The operator at the office supply store call center answers the phone, and the person on the other end claims to be a school purchasing officer with questions about his account. But the caller is actually a criminal, and the information the operator may unwittingly divulge could cost the retailer hundreds of thousands of dollars.
It’s called the school impersonation scheme, and it has been carried out in nine states across the country—mostly by Nigerian criminal groups using the Internet and social engineering techniques.
“Most retailers have been pretty good about catching the scam,” said Special Agent Alla Lipetsker, “but it’s an alarming trend, and the fraudsters have had success.”
Here’s how the scam works:
A member of the criminal group poses as a school official on the telephone or by e-mail and uses social engineering—actions that deceive individuals into revealing otherwise secure information—to learn about a school’s purchasing account with large office supply stores.
Using account information obtained from the original call—and sometimes the school’s website—the fraudster makes a second call and bills the school’s line of credit for a large order of laptops, hard drives, printer ink, and other items that can total more than $200,000.

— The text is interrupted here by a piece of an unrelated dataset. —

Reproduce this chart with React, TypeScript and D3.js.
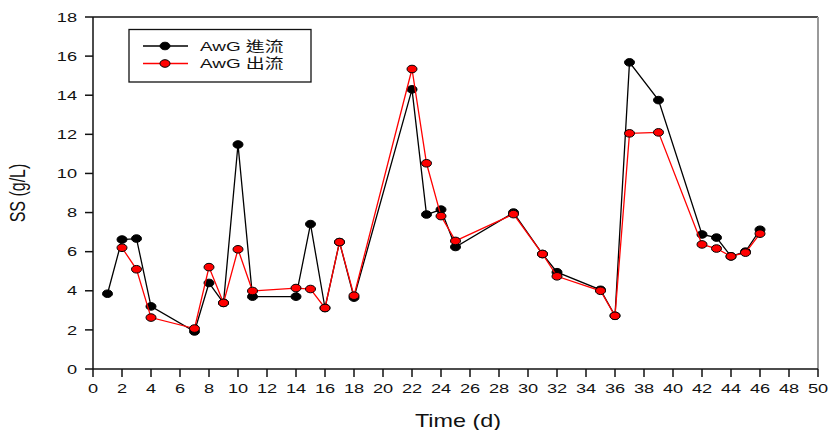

A U.S. shipping address is provided belonging to a third-party—someone who has been fooled into thinking they are working from home, for example, but is another victim of the group’s social engineering tactics (see sidebar). The purchase will later be re-shipped to Nigeria. In some cases, the order is directed to the actual school, whereupon the scammer—posing as a representative of the retail store—contacts the school and says the shipment was sent in error. The school, believing it is returning the order to the store, reships the items to a domestic address provided by the fraudster.
Either way, once the fraud is discovered, it’s too late, and the retailer absorbs the loss.
Those who perpetrate school impersonation schemes are members of an African Cyber Criminal Enterprise (ACCE), said Lipetsker, who has been investigating these groups for the past year as part of a new initiative in our Criminal Investigative Division.
ACCE refers to a network of predominantly Nigerian criminal actors who are engaged in computer-assisted frauds. The schemes are heavy on deception instead of hard-core intrusions, Lipetsker said. “The Africans don’t do a lot of hacking,” she explained. “They deceive their targets through phishing schemes and social engineering.”